For the entries that follow, tally the lines holding the string "seaborn". Give the total and nothing else.

→ Records for the task:
Start

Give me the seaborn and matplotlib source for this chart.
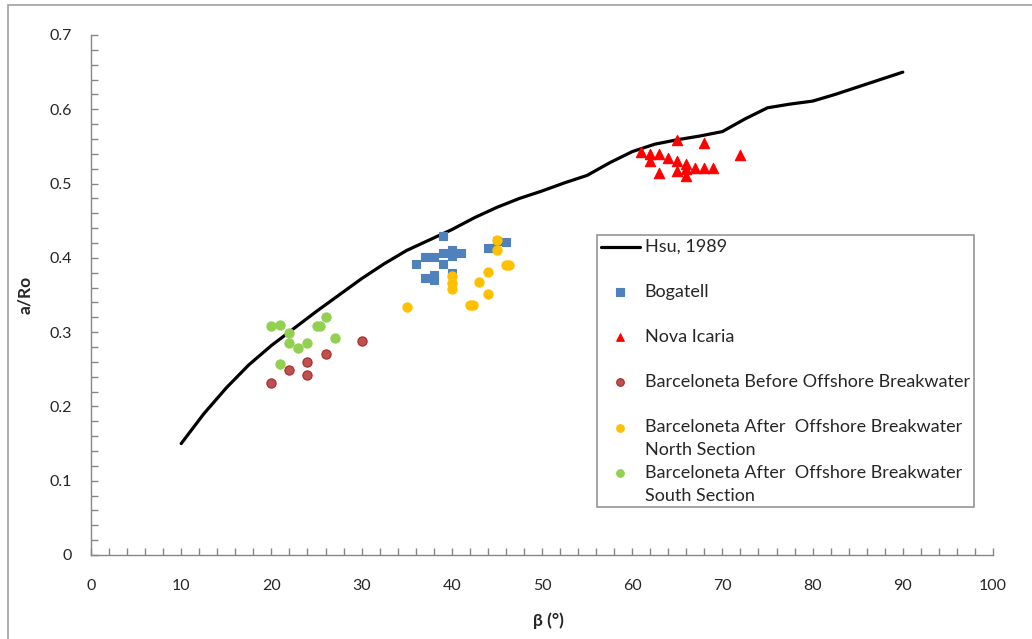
import matplotlib
matplotlib.use("Agg")
import matplotlib.pyplot as plt
import seaborn as sns
from matplotlib.legend_handler import HandlerLine2D, HandlerPathCollection
from matplotlib.transforms import Affine2D
from matplotlib.patches import Rectangle
from matplotlib.ticker import MultipleLocator

# ---------------- data ----------------
hsu_beta = [10, 12.5, 15, 17.5, 20, 22.5, 25, 27.5, 30, 32.5, 35, 37.5, 40, 42.5,
            45, 47.5, 50, 52.5, 55, 57.5, 60, 62.5, 65, 67.5, 70, 72.5, 75, 77.5,
            80, 82.5, 85, 87.5, 90]
hsu_aro = [0.150, 0.190, 0.225, 0.256, 0.282, 0.305, 0.328, 0.350, 0.372, 0.392,
           0.410, 0.424, 0.438, 0.454, 0.468, 0.480, 0.490, 0.501, 0.511, 0.528,
           0.543, 0.553, 0.559, 0.564, 0.570, 0.587, 0.602, 0.607, 0.611, 0.620,
           0.630, 0.640, 0.650]

bog_beta = [36, 37, 37, 38, 38, 38, 39, 39, 39, 40, 40, 40, 41, 44, 44.6, 45, 46]
bog_aro = [0.392, 0.401, 0.373, 0.401, 0.377, 0.370, 0.429, 0.406, 0.392, 0.410,
           0.403, 0.379, 0.407, 0.413, 0.413, 0.423, 0.421]

nov_beta = [61, 62, 62, 63, 63, 64, 65, 65, 65, 66, 66, 66, 67, 68, 68, 69, 72]
nov_aro = [0.542, 0.540, 0.530, 0.540, 0.514, 0.535, 0.559, 0.530, 0.517, 0.526,
           0.520, 0.510, 0.521, 0.521, 0.554, 0.521, 0.538]

bef_beta = [20, 22, 24, 24, 26, 30]
bef_aro = [0.231, 0.249, 0.260, 0.242, 0.271, 0.288]

nor_beta = [35, 40, 40, 40, 42, 42.3, 43, 44, 44, 45, 45, 46, 46.3]
nor_aro = [0.334, 0.375, 0.366, 0.358, 0.337, 0.337, 0.367, 0.381, 0.351, 0.424,
           0.411, 0.390, 0.390]

sou_beta = [20, 21, 21, 22, 22, 23, 24, 25, 25.4, 26, 27]
sou_aro = [0.308, 0.310, 0.257, 0.299, 0.286, 0.279, 0.286, 0.308, 0.308, 0.321, 0.292]

labels = ["Hsu, 1989", "Bogatell", "Nova Icaria",
          "Barceloneta Before Offshore Breakwater",
          "Barceloneta After  Offshore Breakwater\nNorth Section",
          "Barceloneta After  Offshore Breakwater\nSouth Section"]

x_ticks = [0, 10, 20, 30, 40, 50, 60, 70, 80, 90, 100]
y_ticks = [0, 0.1, 0.2, 0.3, 0.4, 0.5, 0.6, 0.7]
y_ticklabels = ["0", "0.1", "0.2", "0.3", "0.4", "0.5", "0.6", "0.7"]

# ---------------- style ----------------
sns.set_theme(style="white")
plt.rcParams['font.family'] = ['Lato', 'DejaVu Sans']
TXT = '#262626'
AXC = '#868686'

fig = plt.figure(figsize=(10.32, 6.39), dpi=100)
ax = fig.add_axes([91 / 1032, 1 - 555 / 639, (993 - 91) / 1032, (555 - 35) / 639])


def pad_label(s):
    return s if "\n" in s else s + "\n"


sns.lineplot(x=hsu_beta, y=hsu_aro, color='black', lw=2.3, sort=False,
             ax=ax, label=pad_label(labels[0]))

series = [
    (bog_beta, bog_aro, 's', 40, '#4F81BD', '#4F81BD', labels[1]),
    (nov_beta, nov_aro, '^', 55, '#FF0000', '#FF0000', labels[2]),
    (bef_beta, bef_aro, 'o', 44, '#C0504D', '#A52A2A', labels[3]),
    (nor_beta, nor_aro, 'o', 44, '#FFC000', '#FFC000', labels[4]),
    (sou_beta, sou_aro, 'o', 44, '#92D050', '#92D050', labels[5]),
]
for bx, by, mk, sz, fc, ec, lab in series:
    sns.scatterplot(x=bx, y=by, marker=mk, s=sz, color=fc, edgecolor=ec,
                    linewidth=0.8, ax=ax, label=pad_label(lab), zorder=3)

ax.set_xlim(0, 100)
ax.set_ylim(0, 0.7)
ax.set_xticks(x_ticks)
ax.set_yticks(y_ticks)
ax.set_yticklabels(y_ticklabels)
ax.xaxis.set_minor_locator(MultipleLocator(2))
ax.yaxis.set_minor_locator(MultipleLocator(0.02))
ax.tick_params(which='both', direction='in', length=5, width=1, color=AXC,
               labelcolor=TXT, labelsize=11.5, bottom=True, left=True)
ax.tick_params(axis='x', which='major', pad=17)
ax.tick_params(axis='y', which='major', pad=14)
for sp in ['top', 'right']:
    ax.spines[sp].set_visible(False)
for sp in ['left', 'bottom']:
    ax.spines[sp].set_color(AXC)
    ax.spines[sp].set_linewidth(1)

ax.set_xlabel("β (°)", fontsize=12.5, fontweight='bold', color=TXT)
ax.set_ylabel("a/Ro", fontsize=12.5, fontweight='bold', color=TXT)
ax.xaxis.set_label_coords((548 - 91) / 902, (555 - 612) / 520)
ax.yaxis.set_label_coords((33 - 91) / 902, 0.5)

LEG_FS = 13
LINESP = 1.53
SHIFT = 23 * 0.72 / 2  # half a text line, in points


class ShiftLine(HandlerLine2D):
    def create_artists(self, legend, orig_handle, xdescent, ydescent, width,
                       height, fontsize, trans):
        t = Affine2D().translate(0, SHIFT) + trans
        return super().create_artists(legend, orig_handle, xdescent, ydescent,
                                      width, height, fontsize, t)


class ShiftColl(HandlerPathCollection):
    def create_artists(self, legend, orig_handle, xdescent, ydescent, width,
                       height, fontsize, trans):
        t = Affine2D().translate(0, SHIFT) + trans
        return super().create_artists(legend, orig_handle, xdescent, ydescent,
                                      width, height, fontsize, t)


handles, labs = ax.get_legend_handles_labels()
hmap = {}
for h in handles:
    if isinstance(h, matplotlib.lines.Line2D):
        hmap[h] = ShiftLine()
    else:
        hmap[h] = ShiftColl(sizes=[30])
leg = ax.legend(handles, labs, handler_map=hmap, loc='upper left',
                bbox_to_anchor=(597 / 1032, 1 - 235 / 639),
                bbox_transform=fig.transFigure, borderaxespad=0,
                fontsize=LEG_FS, frameon=True, fancybox=False, framealpha=1,
                edgecolor='#8c8c8c', labelspacing=0.35, handlelength=2.2,
                handletextpad=0.25, borderpad=0.2, scatterpoints=1,
                scatteryoffsets=[0.5], labelcolor=TXT)
for t in leg.get_texts():
    t.set_linespacing(LINESP)
leg.get_frame().set_linewidth(1.1)

fig.add_artist(Rectangle((7.5 / 1032, -0.05), 1.1, 1 - 4.5 / 639 + 0.05,
                         transform=fig.transFigure, fill=False,
                         ec='#a0a0a0', lw=1.2, clip_on=False))

fig.savefig("out.png", dpi=100)
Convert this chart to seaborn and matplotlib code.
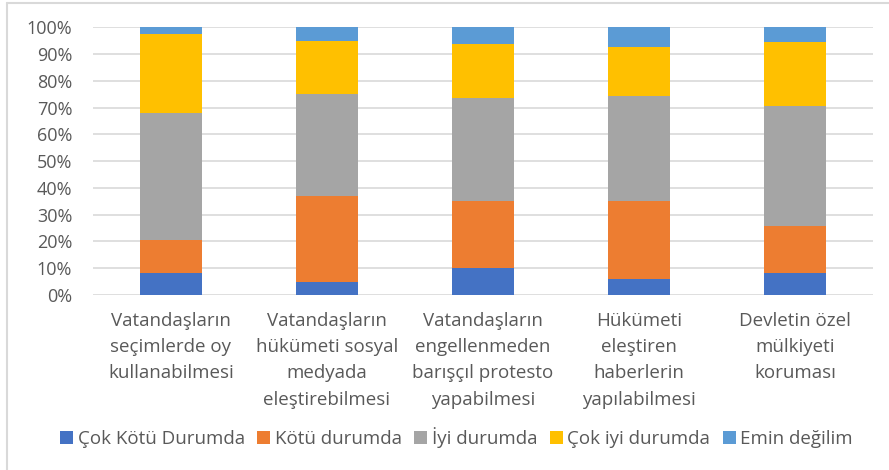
import numpy as np
import pandas as pd
import matplotlib
matplotlib.use("Agg")
import matplotlib.pyplot as plt
import seaborn as sns
from matplotlib.patches import Patch
from matplotlib.lines import Line2D

categories = [
    "Vatandaşların\nseçimlerde oy\nkullanabilmesi",
    "Vatandaşların\nhükümeti sosyal\nmedyada\neleştirebilmesi",
    "Vatandaşların\nengellenmeden\nbarışçıl protesto\nyapabilmesi",
    "Hükümeti\neleştiren\nhaberlerin\nyapılabilmesi",
    "Devletin özel\nmülkiyeti\nkoruması",
]
series_names = ["Çok Kötü Durumda", "Kötü durumda", "İyi durumda", "Çok iyi durumda", "Emin değilim"]
cok_kotu = [8.2, 5.0, 10.2, 5.9, 8.2]
kotu = [12.5, 32.0, 24.8, 29.1, 17.5]
iyi = [47.4, 38.1, 38.7, 39.5, 45.0]
cok_iyi = [29.5, 19.9, 20.2, 18.2, 23.8]
emin = [2.4, 5.0, 6.1, 7.3, 5.5]

COLORS = ["#4472C4", "#ED7D31", "#A5A5A5", "#FFC000", "#5B9BD5"]
TEXT = "#595959"

sns.set_style("white")
plt.rcParams["font.family"] = ["Open Sans", "DejaVu Sans"]

df = pd.DataFrame(dict(zip(series_names, [cok_kotu, kotu, iyi, cok_iyi, emin])), index=categories)
cum = df.cumsum(axis=1)

fig = plt.figure(figsize=(8.89, 4.70), dpi=100)
ax = fig.add_axes([93 / 889, 1 - 295 / 470, 780 / 889, (295 - 27.3) / 470])

# draw cumulative totals from the top down so each layer shows as a stacked segment
for name, color in reversed(list(zip(series_names, COLORS))):
    sns.barplot(x=cum.index, y=cum[name].values, color=color, width=0.4,
                saturation=1, ax=ax, zorder=3, linewidth=0)

ax.set_xlim(-0.5, 4.5)
ax.set_ylim(0, 100)
ax.set_yticks(np.arange(0, 101, 10))
ax.set_yticklabels([f"{v}%" for v in range(0, 101, 10)])
ax.grid(axis="y", color="#d9d9d9", linewidth=1.2, zorder=0)
ax.set_axisbelow(True)
for s in ax.spines.values():
    s.set_visible(False)
ax.tick_params(axis="y", length=0, pad=15, labelsize=13, labelcolor=TEXT)
ax.tick_params(axis="x", length=0, pad=12, labelsize=13.5, labelcolor=TEXT)
for lbl in ax.get_xticklabels():
    lbl.set_linespacing(1.6)
ax.set_xlabel("")
ax.set_ylabel("")

handles = [Patch(facecolor=c, edgecolor="none") for c in COLORS]
fig.legend(handles, series_names, loc="center", bbox_to_anchor=(456.5 / 889, 1 - 438 / 470),
           ncol=5, frameon=False, fontsize=13.5, labelcolor=TEXT,
           handlelength=0.7, handleheight=0.7, handletextpad=0.25, columnspacing=0.65)

# chart border
fig.add_artist(Line2D([7 / 889, 1], [1 - 3 / 470] * 2, color="#d9d9d9", lw=1.5, transform=fig.transFigure))
fig.add_artist(Line2D([7 / 889] * 2, [0, 1 - 3 / 470], color="#d9d9d9", lw=1.5, transform=fig.transFigure))

fig.savefig("out.png", dpi=100)
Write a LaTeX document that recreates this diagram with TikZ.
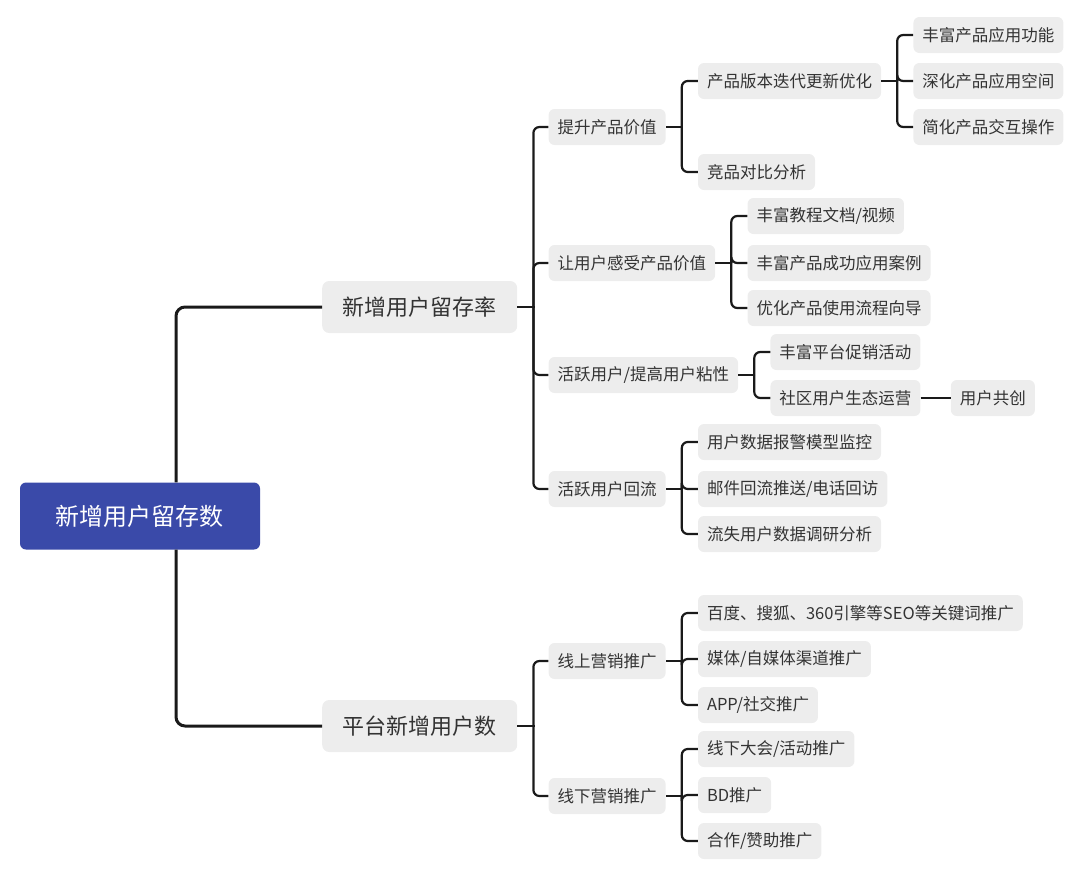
\documentclass[tikz,border=0pt]{standalone}
\usepackage{fontspec}
\usetikzlibrary{positioning, calc}
\newfontfamily\cjk{Noto Sans CJK SC}
\definecolor{rootblue}{HTML}{3A4AA9}
\definecolor{boxgray}{HTML}{EDEDED}
\definecolor{linedark}{HTML}{1A1A1A}
\definecolor{textdark}{HTML}{333333}
\tikzset{
    rootnode/.style={rectangle, rounded corners=6pt, fill=rootblue, text=white, font=\cjk\fontsize{24}{28}\selectfont, minimum width=240pt, minimum height=67pt, inner sep=0pt},
    topicbox/.style={rectangle, rounded corners=7pt, fill=boxgray, text=textdark, font=\cjk\fontsize{22}{26}\selectfont, minimum width=195pt, minimum height=52pt, inner sep=0pt, anchor=west},
    itembox/.style={rectangle, rounded corners=6pt, fill=boxgray, text=textdark, font=\cjk\fontsize{16.5}{20}\selectfont, minimum height=36pt, inner xsep=9pt, inner ysep=0pt, anchor=west},
    rootlink/.style={draw=linedark, line width=3pt, rounded corners=9pt},
    link/.style={draw=linedark, line width=2.2pt, rounded corners=6pt},
    stub/.style={link, line cap=rect, shorten <=1.1pt}
}

\begin{document}
\begin{tikzpicture}[x=1pt, y=-1pt]
    \useasboundingbox (0,0) rectangle (1080,876);

    % root and the two main topics
    \node[rootnode] (root) at (140,516) {新增用户留存数};
    \node[topicbox] (retain) at (322,307) {新增用户留存率};
    \node[topicbox] (growth) at (322,726) {平台新增用户数};
    \draw[rootlink] ([xshift=36pt]root.north) |- (retain.west);
    \draw[rootlink] ([xshift=36pt]root.south) |- (growth.west);

    % retention branch
    \coordinate (retainJ) at ([xshift=16pt]retain.east);
    \node[itembox, xshift=15pt] (value) at (retainJ |- 0,127) {提升产品价值};
    \node[itembox, xshift=15pt] (feel) at (retainJ |- 0,263) {让用户感受产品价值};
    \node[itembox, xshift=15pt] (sticky) at (retainJ |- 0,375) {活跃用户/提高用户粘性};
    \node[itembox, xshift=15pt] (back) at (retainJ |- 0,489) {活跃用户回流};
    \draw[stub] (retain.east) -- (retainJ);
    \foreach \c in {value,feel,sticky,back} \draw[link] (retainJ) |- (\c.west);

    \coordinate (valueJ) at ([xshift=16pt]value.east);
    \node[itembox, xshift=16pt] (version) at (valueJ |- 0,81) {产品版本迭代更新优化};
    \node[itembox, xshift=16pt] (compete) at (valueJ |- 0,172) {竞品对比分析};
    \draw[stub] (value.east) -- (valueJ);
    \foreach \c in {version,compete} \draw[link] (valueJ) |- (\c.west);

    \coordinate (versionJ) at ([xshift=16pt]version.east);
    \node[itembox, xshift=16pt] (richFunc) at (versionJ |- 0,35) {丰富产品应用功能};
    \node[itembox, xshift=16pt] (deepSpace) at (versionJ |- 0,81) {深化产品应用空间};
    \node[itembox, xshift=16pt] (simpleOp) at (versionJ |- 0,127) {简化产品交互操作};
    \draw[stub] (version.east) -- (versionJ);
    \foreach \c in {richFunc,deepSpace,simpleOp} \draw[link] (versionJ) |- (\c.west);

    \coordinate (feelJ) at ([xshift=16pt]feel.east);
    \node[itembox, xshift=16pt] (tutorial) at (feelJ |- 0,216) {丰富教程文档/视频};
    \node[itembox, xshift=16pt] (cases) at (feelJ |- 0,263) {丰富产品成功应用案例};
    \node[itembox, xshift=16pt] (guide) at (feelJ |- 0,308) {优化产品使用流程向导};
    \draw[stub] (feel.east) -- (feelJ);
    \foreach \c in {tutorial,cases,guide} \draw[link] (feelJ) |- (\c.west);

    \coordinate (stickyJ) at ([xshift=16pt]sticky.east);
    \node[itembox, xshift=16pt] (promo) at (stickyJ |- 0,352) {丰富平台促销活动};
    \node[itembox, xshift=16pt] (community) at (stickyJ |- 0,398) {社区用户生态运营};
    \node[itembox, xshift=30pt] (cocreate) at (community.east) {用户共创};
    \draw[stub] (sticky.east) -- (stickyJ);
    \foreach \c in {promo,community} \draw[link] (stickyJ) |- (\c.west);
    \draw[link] (community.east) -- (cocreate.west);

    \coordinate (backJ) at ([xshift=16pt]back.east);
    \node[itembox, xshift=16pt] (alarm) at (backJ |- 0,442) {用户数据报警模型监控};
    \node[itembox, xshift=16pt] (mail) at (backJ |- 0,489) {邮件回流推送/电话回访};
    \node[itembox, xshift=16pt] (survey) at (backJ |- 0,534) {流失用户数据调研分析};
    \draw[stub] (back.east) -- (backJ);
    \foreach \c in {alarm,mail,survey} \draw[link] (backJ) |- (\c.west);

    % growth branch
    \coordinate (growthJ) at ([xshift=16pt]growth.east);
    \node[itembox, xshift=15pt] (online) at (growthJ |- 0,661) {线上营销推广};
    \node[itembox, xshift=15pt] (offline) at (growthJ |- 0,796) {线下营销推广};
    \draw[stub] (growth.east) -- (growthJ);
    \foreach \c in {online,offline} \draw[link] (growthJ) |- (\c.west);

    \coordinate (onlineJ) at ([xshift=16pt]online.east);
    \node[itembox, xshift=16pt] (seo) at (onlineJ |- 0,613) {百度、搜狐、360引擎等SEO等关键词推广};
    \node[itembox, xshift=16pt] (media) at (onlineJ |- 0,659) {媒体/自媒体渠道推广};
    \node[itembox, xshift=16pt] (app) at (onlineJ |- 0,705) {APP/社交推广};
    \draw[stub] (online.east) -- (onlineJ);
    \foreach \c in {seo,media,app} \draw[link] (onlineJ) |- (\c.west);

    \coordinate (offlineJ) at ([xshift=16pt]offline.east);
    \node[itembox, xshift=16pt] (meeting) at (offlineJ |- 0,749) {线下大会/活动推广};
    \node[itembox, xshift=16pt] (bd) at (offlineJ |- 0,795) {BD推广};
    \node[itembox, xshift=16pt] (sponsor) at (offlineJ |- 0,841) {合作/赞助推广};
    \draw[stub] (offline.east) -- (offlineJ);
    \foreach \c in {meeting,bd,sponsor} \draw[link] (offlineJ) |- (\c.west);
\end{tikzpicture}
\end{document}
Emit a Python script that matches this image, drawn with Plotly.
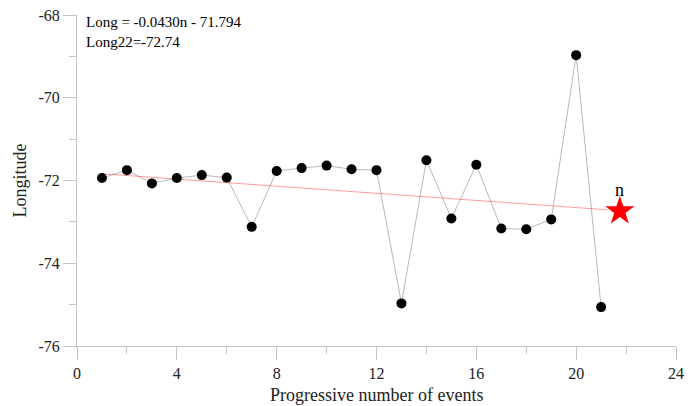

End

→ Result: 4